With this in mind, it was interesting to look at the survival rate for the NCGA yield contest: The average seed survival rate for all entrants was 96 percent, while for the winners it was an unbelievable 100 percent. The actual figures were 39,166 seeds planted per acre and 39,222 plants harvested, suggesting that somewhere during the season the field created some plants, which of course didn’t happen. This was the result of some counting or statistical “wiggle.”
The important point here is that by putting everything together – hybrids, seed treatments, corn planters, soil preparation and crop management – the best farmers have less than a 10 percent loss from planting to harvest, maybe much less.
Long ago, the plant manager of a large seed company told me that the germination percentage stated on the company’s seed tags was usually incorrect; the actual germination percentage was almost always higher. In fact, he said that the seed tags we were looking at were printed before the seed corn was germination-tested because they knew it would be higher than the 95 percent stated on the tag.
Another reason for better stands is modern seed treatments. For proof of this, examine the results of the corn hybrid trials done each year since 2008 by the University of Wisconsin, which include an organic trial with no seed treatment at all. Planted at a rate of 34,100 per acre, seed survival in the several trials where the seed was treated with an insecticide-fungicide averaged 91 percent, while the untreated seed in the organic trials averaged 82 percent survival.
I almost didn’t write this article. Why? Because many farmers leave some yield potential “in the bag” by not planting enough seeds per acre. In these cases their assumption of a 10 percent loss, while actual losses are often less, would probably be a plus.
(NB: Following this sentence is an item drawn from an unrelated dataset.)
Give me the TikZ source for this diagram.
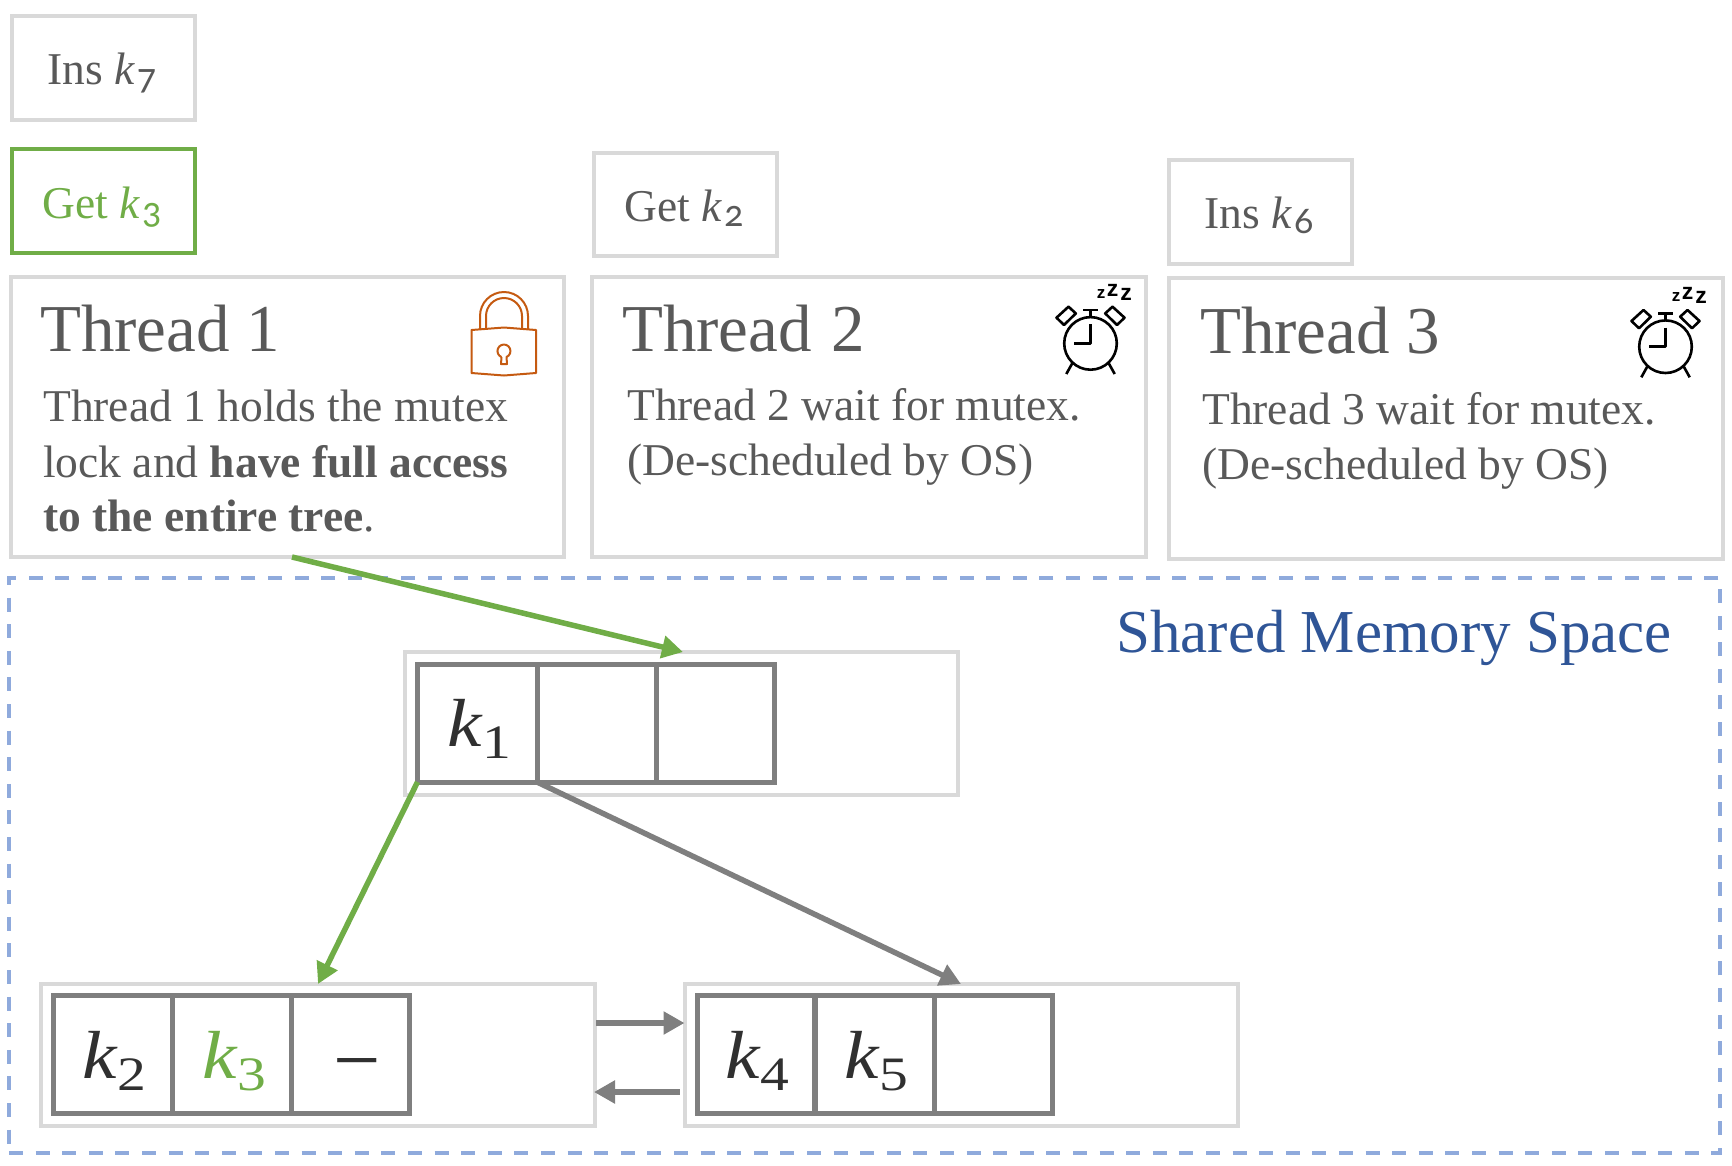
\documentclass[tikz,border=0pt]{standalone}
\usepackage{graphicx}
\usepackage{fontspec}
\setmainfont{Liberation Serif}
\newfontfamily\oldnum[Numbers=OldStyle]{Carlito}
\newfontfamily\zedfont{Liberation Sans}
\usetikzlibrary{arrows.meta}
\definecolor{boxgray}{HTML}{D9D9D9}
\definecolor{cellgray}{HTML}{7F7F7F}
\definecolor{txtgray}{HTML}{595959}
\definecolor{darkk}{HTML}{303030}
\definecolor{mygreen}{HTML}{70AD47}
\definecolor{frameblue}{HTML}{8FAADC}
\definecolor{titleblue}{HTML}{2F5597}
\definecolor{lockorange}{HTML}{C55A11}
\newcommand{\opk}[1]{\textit{k}\kern2pt\raisebox{-5pt}{\fontsize{38}{38}\selectfont\oldnum #1}}
\newcommand{\cellk}[1]{\scalebox{1.14}[1]{\textit{k}}\raisebox{-12pt}{\scalebox{1.2}[1]{\fontsize{48}{48}\selectfont #1}}}
\tikzset{
  x=1pt,y=-1pt,
  lightbox/.style={draw=boxgray,line width=4pt,inner sep=0pt,outer sep=0pt,anchor=north west},
  greenbox/.style={draw=mygreen,line width=4pt,inner sep=0pt,outer sep=0pt,anchor=north west},
  cellbox/.style={draw=cellgray,line width=5pt,inner sep=0pt,outer sep=0pt,anchor=north west,minimum height=118pt,minimum width=119pt},
  optext/.style={text=txtgray,inner sep=0pt,anchor=base west,font=\fontsize{45.5}{50}\selectfont},
  titletext/.style={text=txtgray,inner sep=0pt,anchor=base west,font=\fontsize{67}{72}\selectfont},
  bodytext/.style={text=txtgray,inner sep=0pt,anchor=base west,align=left,font=\fontsize{45.5}{55}\selectfont},
  keytext/.style={text=darkk,inner sep=0pt,anchor=base west,font=\fontsize{68}{72}\selectfont},
  greenarrow/.style={draw=mygreen,line width=5.5pt,-{Triangle[length=21pt,width=22pt]}},
  grayarrow/.style={draw=cellgray,line width=5.5pt,-{Triangle[length=21pt,width=22pt]}},
  alarm/.pic={
    \begin{scope}[line width=2.6pt,black,line join=round]
      \draw (0,0) circle (26.3);
      \draw (0,-19) -- (0,0) -- (-17,0);
      \draw (0,-26) -- (0,-33.5) (-7.5,-33.5) -- (7.5,-33.5);
      \draw (-34,-25.7) -- (-22,-36.7) -- (-14.7,-30) -- (-26.5,-18.4) -- cycle;
      \draw (34,-25.7) -- (22,-36.7) -- (14.7,-30) -- (26.5,-18.4) -- cycle;
      \draw (-18.3,20) -- (-24.2,30.6) (18.3,20) -- (24.2,30.6);
    \end{scope}
    \node[inner sep=0pt,font=\zedfont\bfseries\fontsize{17}{17}\selectfont] (-z1) at (10.5,-49.5) {z};
    \node[inner sep=0pt,font=\zedfont\bfseries\fontsize{23}{23}\selectfont] (-z2) at (22,-53) {z};
    \node[inner sep=0pt,font=\zedfont\bfseries\fontsize{23}{23}\selectfont] (-z3) at (35.5,-49) {z};
  }
}
\begin{document}
\begin{tikzpicture}
\useasboundingbox (0,0) rectangle (1732,1165);
% shared memory frame
\node[draw=frameblue,line width=3.2pt,dash pattern=on 14pt off 12.6pt,inner sep=0pt,outer sep=0pt,anchor=north west,minimum width=1711pt,minimum height=575pt] (mem) at (9,578) {};
\node[text=titleblue,inner sep=0pt,anchor=base west,font=\fontsize{61}{66}\selectfont] (memlabel) at (1116,652) {Shared Memory Space};
% operations
\node[lightbox,minimum width=183pt,minimum height=104.5pt] (opa) at (12,15.5) {};
\node[optext] (opatext) at (47,84) {Ins \opk{7}};
\node[greenbox,minimum width=183pt,minimum height=103.5pt] (opb) at (12,149) {};
\node[optext,text=mygreen] (opbtext) at (42,218) {Get \opk{3}};
\node[lightbox,minimum width=183pt,minimum height=103pt] (opc) at (594,152.5) {};
\node[optext] (opctext) at (624,221) {Get \opk{2}};
\node[lightbox,minimum width=183pt,minimum height=104pt] (opd) at (1169,159.5) {};
\node[optext] (opdtext) at (1204,228) {Ins \opk{6}};
% threads
\node[lightbox,minimum width=553pt,minimum height=280.5pt] (t1) at (10.5,276.5) {};
\node[titletext] (t1title) at (40,351) {Thread 1};
\node[bodytext] (t1line1) at (43,421.5) {Thread 1 holds the mutex};
\node[bodytext] (t1line2) at (43,477) {lock and \textbf{have full access}};
\node[bodytext] (t1line3) at (43,531) {\textbf{to the entire tree}.};
\node[lightbox,minimum width=554pt,minimum height=280.5pt] (t2) at (592,276.5) {};
\node[titletext] (t2title) at (622,351) {Thread\hspace{3pt} 2};
\node[bodytext] (t2line1) at (627,420) {Thread 2 wait for mutex.};
\node[bodytext] (t2line2) at (627,475) {(De-scheduled by OS)};
\node[lightbox,minimum width=554pt,minimum height=280.5pt] (t3) at (1169,278) {};
\node[titletext] (t3title) at (1200,353) {Thread 3};
\node[bodytext] (t3line1) at (1202,424) {Thread 3 wait for mutex.};
\node[bodytext] (t3line2) at (1202,479) {(De-scheduled by OS)};
% lock icon
\begin{scope}[draw=lockorange,line width=2pt,line join=round]
  \draw (471.5,330) -- (504,327.5) -- (536,330) -- (536,373) -- (504,375.5) -- (471.5,373) -- cycle;
  \draw (480,329) -- (480,316) arc[start angle=180,end angle=360,x radius=24,y radius=24] -- (528,329);
  \draw (486,328.5) -- (486,316) arc[start angle=180,end angle=360,x radius=18,y radius=18] -- (522,328.5);
  \draw (501.5,357) -- (501,364) -- (507,364) -- (506.5,357) arc[start angle=67,end angle=-247,radius=6.5];
\end{scope}
% alarm clocks
\pic (clocka) at (1090.5,343.4) {alarm};
\pic (clockb) at (1665.5,346.7) {alarm};
% tree: root
\node[lightbox,minimum width=553pt,minimum height=143pt] (root) at (405,652) {};
\node[cellbox,minimum width=119.5pt] (r1) at (417.5,664) {};
\node[cellbox,minimum width=119.5pt] (r2) at (537,664) {};
\node[cellbox,minimum width=118pt] (r3) at (656.5,664) {};
\node[keytext] (k1) at (447,746) {\cellk{1}};
% tree: left leaf
\node[lightbox,minimum width=554pt,minimum height=142pt] (leafl) at (41,984) {};
\node[cellbox,minimum width=119pt] (l1) at (53.5,995.5) {};
\node[cellbox,minimum width=118.5pt] (l2) at (172.5,995.5) {};
\node[cellbox,minimum width=118pt] (l3) at (291,995.5) {};
\node[keytext] (k2) at (82,1078) {\cellk{2}};
\node[keytext,text=mygreen] (k3) at (202,1078) {\cellk{3}};
\node[text=darkk,inner sep=0pt,font=\fontsize{84}{84}\selectfont] (kdash) at (357,1073) {−};
% tree: right leaf
\node[lightbox,minimum width=553pt,minimum height=142pt] (leafr) at (684.5,984) {};
\node[cellbox,minimum width=117.5pt] (m1) at (697,995.5) {};
\node[cellbox,minimum width=119.5pt] (m2) at (815,995.5) {};
\node[cellbox,minimum width=118pt] (m3) at (934.5,995.5) {};
\node[keytext] (k4) at (725,1078) {\cellk{4}};
\node[keytext] (k5) at (844,1078) {\cellk{5}};
% connectors
\draw[greenarrow] ([xshift=5pt]t1.south) -- ([xshift=1.5pt]root.north);
\draw[greenarrow] (r1.south west) -- (leafl.north);
\draw[grayarrow] (r1.south east) -- (leafr.north);
\draw[grayarrow,shorten <=1pt] ([yshift=32pt]leafl.east) -- ([yshift=32pt]leafr.west);
\draw[grayarrow,shorten <=5pt,shorten >=-1pt] ([yshift=-37pt]leafr.west) -- ([yshift=-37pt]leafl.east);
\end{tikzpicture}
\end{document}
Also, we assume that the farmers entering a national yield contest are a cut above average and have other parts of their corn production program up to snuff. (Of course so do you – we’re referring to your neighbor!)
Seed companies often didn’t recommend a high enough population in their annual seed catalogs, at least not for corn harvested for silage in the northeastern U.S. While this isn’t as common now, I still see some population recommendations in seed catalogs that are lower than what research is showing to be ideal for most situations.
Check final stands this fall
You’ll soon be harvesting your corn, at least corn intended for silage, with grain corn harvest coming some weeks later. It’s a challenge to count plants after grain harvest, but it’s easy following silage harvest.
Assuming a 30-inch row spacing (charts are readily available for other row widths), measure off 17 feet 5 inches of row and count the number of plants in this distance. To make this quick and simple, use a measured piece of baler twine tied to two garden stakes or 20-penny nails. Add three zeros to the count for plant population per acre. Do this in enough places in the field so you’re comfortable that the average approximates the actual population. I recommend at least 10 counts, and more in larger fields. Hopefully there won’t be a lot of variability between counts; if there is, then something went wrong between planting and harvest.
For instance, if you have an average population of 32,000, most individual counts should be between 30 and 34, with only the occasional outlier. If average population is under 30,000, unless the corn is growing in sandy, droughty soils, you could probably increase yields next year by bumping up the population by several thousand plants per acre. Work with your crop consultant or other farm advisor on this.